== Exercise brief ==
Write the data out again exactly, with no pictures.

== Raw data ==
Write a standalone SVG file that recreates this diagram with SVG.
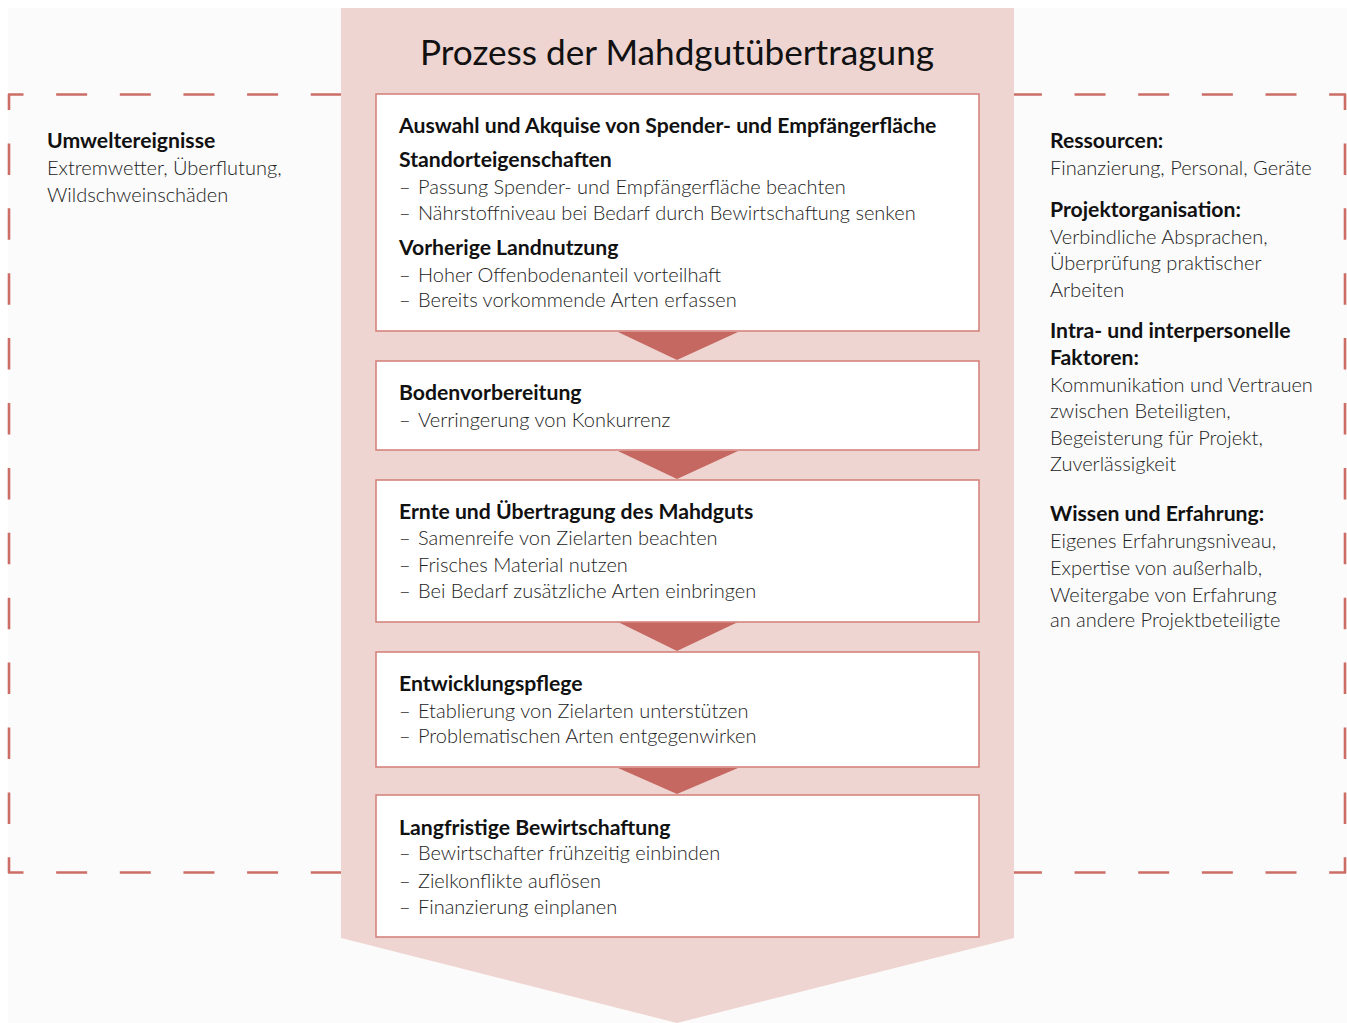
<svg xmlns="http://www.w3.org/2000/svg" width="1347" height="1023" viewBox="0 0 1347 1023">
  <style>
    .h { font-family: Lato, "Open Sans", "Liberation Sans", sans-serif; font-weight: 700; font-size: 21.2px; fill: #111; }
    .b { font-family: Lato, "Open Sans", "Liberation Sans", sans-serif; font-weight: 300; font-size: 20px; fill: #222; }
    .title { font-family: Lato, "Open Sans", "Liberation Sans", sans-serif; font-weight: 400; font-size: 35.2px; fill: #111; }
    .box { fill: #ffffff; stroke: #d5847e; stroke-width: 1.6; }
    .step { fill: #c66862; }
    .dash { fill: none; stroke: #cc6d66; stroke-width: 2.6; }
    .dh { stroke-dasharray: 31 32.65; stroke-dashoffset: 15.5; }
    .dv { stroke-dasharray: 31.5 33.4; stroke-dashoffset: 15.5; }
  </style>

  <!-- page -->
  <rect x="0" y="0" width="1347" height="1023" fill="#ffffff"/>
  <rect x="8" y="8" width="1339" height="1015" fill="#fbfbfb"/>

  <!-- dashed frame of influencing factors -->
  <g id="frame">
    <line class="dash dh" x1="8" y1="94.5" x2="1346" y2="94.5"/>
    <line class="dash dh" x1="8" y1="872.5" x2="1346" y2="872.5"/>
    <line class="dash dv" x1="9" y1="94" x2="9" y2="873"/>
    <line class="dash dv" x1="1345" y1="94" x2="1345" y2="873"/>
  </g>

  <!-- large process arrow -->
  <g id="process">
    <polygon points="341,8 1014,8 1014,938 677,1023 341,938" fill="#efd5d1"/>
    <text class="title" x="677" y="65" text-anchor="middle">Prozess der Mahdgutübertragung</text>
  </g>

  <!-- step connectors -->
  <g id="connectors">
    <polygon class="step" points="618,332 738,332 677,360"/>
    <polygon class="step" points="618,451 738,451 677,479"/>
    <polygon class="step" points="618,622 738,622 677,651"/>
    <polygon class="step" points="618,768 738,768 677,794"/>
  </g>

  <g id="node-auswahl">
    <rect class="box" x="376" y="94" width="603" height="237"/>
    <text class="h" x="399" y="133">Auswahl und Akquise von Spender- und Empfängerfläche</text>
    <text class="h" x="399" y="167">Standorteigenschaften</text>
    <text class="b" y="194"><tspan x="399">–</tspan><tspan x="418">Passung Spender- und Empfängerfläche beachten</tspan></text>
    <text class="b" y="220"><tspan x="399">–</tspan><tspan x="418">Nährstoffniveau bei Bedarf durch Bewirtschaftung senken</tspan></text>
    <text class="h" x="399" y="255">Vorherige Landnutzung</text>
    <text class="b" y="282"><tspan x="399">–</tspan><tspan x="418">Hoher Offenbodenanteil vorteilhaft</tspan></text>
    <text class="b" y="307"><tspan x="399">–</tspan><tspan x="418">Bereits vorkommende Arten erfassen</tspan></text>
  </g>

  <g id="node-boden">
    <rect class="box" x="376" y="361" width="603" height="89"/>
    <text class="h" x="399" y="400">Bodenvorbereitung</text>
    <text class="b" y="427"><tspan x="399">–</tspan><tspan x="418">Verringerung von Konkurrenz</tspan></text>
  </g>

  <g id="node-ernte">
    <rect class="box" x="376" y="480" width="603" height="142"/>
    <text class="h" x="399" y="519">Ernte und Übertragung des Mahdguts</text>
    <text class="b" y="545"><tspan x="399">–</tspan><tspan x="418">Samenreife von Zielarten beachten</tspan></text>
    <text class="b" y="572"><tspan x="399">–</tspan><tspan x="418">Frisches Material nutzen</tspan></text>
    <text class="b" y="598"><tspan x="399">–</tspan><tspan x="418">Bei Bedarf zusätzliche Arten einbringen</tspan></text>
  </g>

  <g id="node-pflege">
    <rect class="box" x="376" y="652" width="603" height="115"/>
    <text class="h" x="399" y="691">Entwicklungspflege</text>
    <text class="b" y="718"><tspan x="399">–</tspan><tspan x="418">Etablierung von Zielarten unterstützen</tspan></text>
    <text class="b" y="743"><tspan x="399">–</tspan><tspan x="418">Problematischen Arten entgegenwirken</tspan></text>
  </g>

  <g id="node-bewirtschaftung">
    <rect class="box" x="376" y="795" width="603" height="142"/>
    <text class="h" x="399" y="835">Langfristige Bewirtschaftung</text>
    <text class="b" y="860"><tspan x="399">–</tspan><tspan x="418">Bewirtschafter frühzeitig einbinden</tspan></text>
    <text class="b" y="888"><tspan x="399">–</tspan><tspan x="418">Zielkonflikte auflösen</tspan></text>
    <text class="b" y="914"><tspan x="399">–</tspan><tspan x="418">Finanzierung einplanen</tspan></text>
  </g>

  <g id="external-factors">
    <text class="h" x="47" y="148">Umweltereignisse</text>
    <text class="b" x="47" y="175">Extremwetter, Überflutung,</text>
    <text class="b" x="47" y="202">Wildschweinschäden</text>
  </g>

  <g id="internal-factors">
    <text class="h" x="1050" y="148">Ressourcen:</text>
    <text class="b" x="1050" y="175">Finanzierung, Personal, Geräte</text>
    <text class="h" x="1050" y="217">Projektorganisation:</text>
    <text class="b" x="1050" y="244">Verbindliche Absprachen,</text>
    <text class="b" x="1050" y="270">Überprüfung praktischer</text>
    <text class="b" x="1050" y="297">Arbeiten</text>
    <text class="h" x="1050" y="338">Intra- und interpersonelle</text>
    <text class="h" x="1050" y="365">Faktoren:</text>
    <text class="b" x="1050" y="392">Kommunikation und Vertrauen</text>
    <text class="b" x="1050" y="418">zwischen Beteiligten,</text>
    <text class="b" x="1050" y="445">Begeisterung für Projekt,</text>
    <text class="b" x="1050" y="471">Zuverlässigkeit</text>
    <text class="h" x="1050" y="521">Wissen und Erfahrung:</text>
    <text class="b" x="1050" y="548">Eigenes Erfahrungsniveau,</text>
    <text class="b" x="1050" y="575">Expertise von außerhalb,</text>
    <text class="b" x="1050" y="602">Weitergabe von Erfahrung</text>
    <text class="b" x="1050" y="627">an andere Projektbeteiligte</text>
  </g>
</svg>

== The result ==
Write a standalone SVG file that recreates this diagram with SVG.
<svg xmlns="http://www.w3.org/2000/svg" width="1347" height="1023" viewBox="0 0 1347 1023">
  <style>
    .h { font-family: Lato, "Open Sans", "Liberation Sans", sans-serif; font-weight: 700; font-size: 21.2px; fill: #111; }
    .b { font-family: Lato, "Open Sans", "Liberation Sans", sans-serif; font-weight: 300; font-size: 20px; fill: #222; }
    .title { font-family: Lato, "Open Sans", "Liberation Sans", sans-serif; font-weight: 400; font-size: 35.2px; fill: #111; }
    .box { fill: #ffffff; stroke: #d5847e; stroke-width: 1.6; }
    .step { fill: #c66862; }
    .dash { fill: none; stroke: #cc6d66; stroke-width: 2.6; }
    .dh { stroke-dasharray: 31 32.65; stroke-dashoffset: 15.5; }
    .dv { stroke-dasharray: 31.5 33.4; stroke-dashoffset: 15.5; }
  </style>

  <!-- page -->
  <rect x="0" y="0" width="1347" height="1023" fill="#ffffff"/>
  <rect x="8" y="8" width="1339" height="1015" fill="#fbfbfb"/>

  <!-- dashed frame of influencing factors -->
  <g id="frame">
    <line class="dash dh" x1="8" y1="94.5" x2="1346" y2="94.5"/>
    <line class="dash dh" x1="8" y1="872.5" x2="1346" y2="872.5"/>
    <line class="dash dv" x1="9" y1="94" x2="9" y2="873"/>
    <line class="dash dv" x1="1345" y1="94" x2="1345" y2="873"/>
  </g>

  <!-- large process arrow -->
  <g id="process">
    <polygon points="341,8 1014,8 1014,938 677,1023 341,938" fill="#efd5d1"/>
    <text class="title" x="677" y="65" text-anchor="middle">Prozess der Mahdgutübertragung</text>
  </g>

  <!-- step connectors -->
  <g id="connectors">
    <polygon class="step" points="618,332 738,332 677,360"/>
    <polygon class="step" points="618,451 738,451 677,479"/>
    <polygon class="step" points="618,622 738,622 677,651"/>
    <polygon class="step" points="618,768 738,768 677,794"/>
  </g>

  <g id="node-auswahl">
    <rect class="box" x="376" y="94" width="603" height="237"/>
    <text class="h" x="399" y="133">Auswahl und Akquise von Spender- und Empfängerfläche</text>
    <text class="h" x="399" y="167">Standorteigenschaften</text>
    <text class="b" y="194"><tspan x="399">–</tspan><tspan x="418">Passung Spender- und Empfängerfläche beachten</tspan></text>
    <text class="b" y="220"><tspan x="399">–</tspan><tspan x="418">Nährstoffniveau bei Bedarf durch Bewirtschaftung senken</tspan></text>
    <text class="h" x="399" y="255">Vorherige Landnutzung</text>
    <text class="b" y="282"><tspan x="399">–</tspan><tspan x="418">Hoher Offenbodenanteil vorteilhaft</tspan></text>
    <text class="b" y="307"><tspan x="399">–</tspan><tspan x="418">Bereits vorkommende Arten erfassen</tspan></text>
  </g>

  <g id="node-boden">
    <rect class="box" x="376" y="361" width="603" height="89"/>
    <text class="h" x="399" y="400">Bodenvorbereitung</text>
    <text class="b" y="427"><tspan x="399">–</tspan><tspan x="418">Verringerung von Konkurrenz</tspan></text>
  </g>

  <g id="node-ernte">
    <rect class="box" x="376" y="480" width="603" height="142"/>
    <text class="h" x="399" y="519">Ernte und Übertragung des Mahdguts</text>
    <text class="b" y="545"><tspan x="399">–</tspan><tspan x="418">Samenreife von Zielarten beachten</tspan></text>
    <text class="b" y="572"><tspan x="399">–</tspan><tspan x="418">Frisches Material nutzen</tspan></text>
    <text class="b" y="598"><tspan x="399">–</tspan><tspan x="418">Bei Bedarf zusätzliche Arten einbringen</tspan></text>
  </g>

  <g id="node-pflege">
    <rect class="box" x="376" y="652" width="603" height="115"/>
    <text class="h" x="399" y="691">Entwicklungspflege</text>
    <text class="b" y="718"><tspan x="399">–</tspan><tspan x="418">Etablierung von Zielarten unterstützen</tspan></text>
    <text class="b" y="743"><tspan x="399">–</tspan><tspan x="418">Problematischen Arten entgegenwirken</tspan></text>
  </g>

  <g id="node-bewirtschaftung">
    <rect class="box" x="376" y="795" width="603" height="142"/>
    <text class="h" x="399" y="835">Langfristige Bewirtschaftung</text>
    <text class="b" y="860"><tspan x="399">–</tspan><tspan x="418">Bewirtschafter frühzeitig einbinden</tspan></text>
    <text class="b" y="888"><tspan x="399">–</tspan><tspan x="418">Zielkonflikte auflösen</tspan></text>
    <text class="b" y="914"><tspan x="399">–</tspan><tspan x="418">Finanzierung einplanen</tspan></text>
  </g>

  <g id="external-factors">
    <text class="h" x="47" y="148">Umweltereignisse</text>
    <text class="b" x="47" y="175">Extremwetter, Überflutung,</text>
    <text class="b" x="47" y="202">Wildschweinschäden</text>
  </g>

  <g id="internal-factors">
    <text class="h" x="1050" y="148">Ressourcen:</text>
    <text class="b" x="1050" y="175">Finanzierung, Personal, Geräte</text>
    <text class="h" x="1050" y="217">Projektorganisation:</text>
    <text class="b" x="1050" y="244">Verbindliche Absprachen,</text>
    <text class="b" x="1050" y="270">Überprüfung praktischer</text>
    <text class="b" x="1050" y="297">Arbeiten</text>
    <text class="h" x="1050" y="338">Intra- und interpersonelle</text>
    <text class="h" x="1050" y="365">Faktoren:</text>
    <text class="b" x="1050" y="392">Kommunikation und Vertrauen</text>
    <text class="b" x="1050" y="418">zwischen Beteiligten,</text>
    <text class="b" x="1050" y="445">Begeisterung für Projekt,</text>
    <text class="b" x="1050" y="471">Zuverlässigkeit</text>
    <text class="h" x="1050" y="521">Wissen und Erfahrung:</text>
    <text class="b" x="1050" y="548">Eigenes Erfahrungsniveau,</text>
    <text class="b" x="1050" y="575">Expertise von außerhalb,</text>
    <text class="b" x="1050" y="602">Weitergabe von Erfahrung</text>
    <text class="b" x="1050" y="627">an andere Projektbeteiligte</text>
  </g>
</svg>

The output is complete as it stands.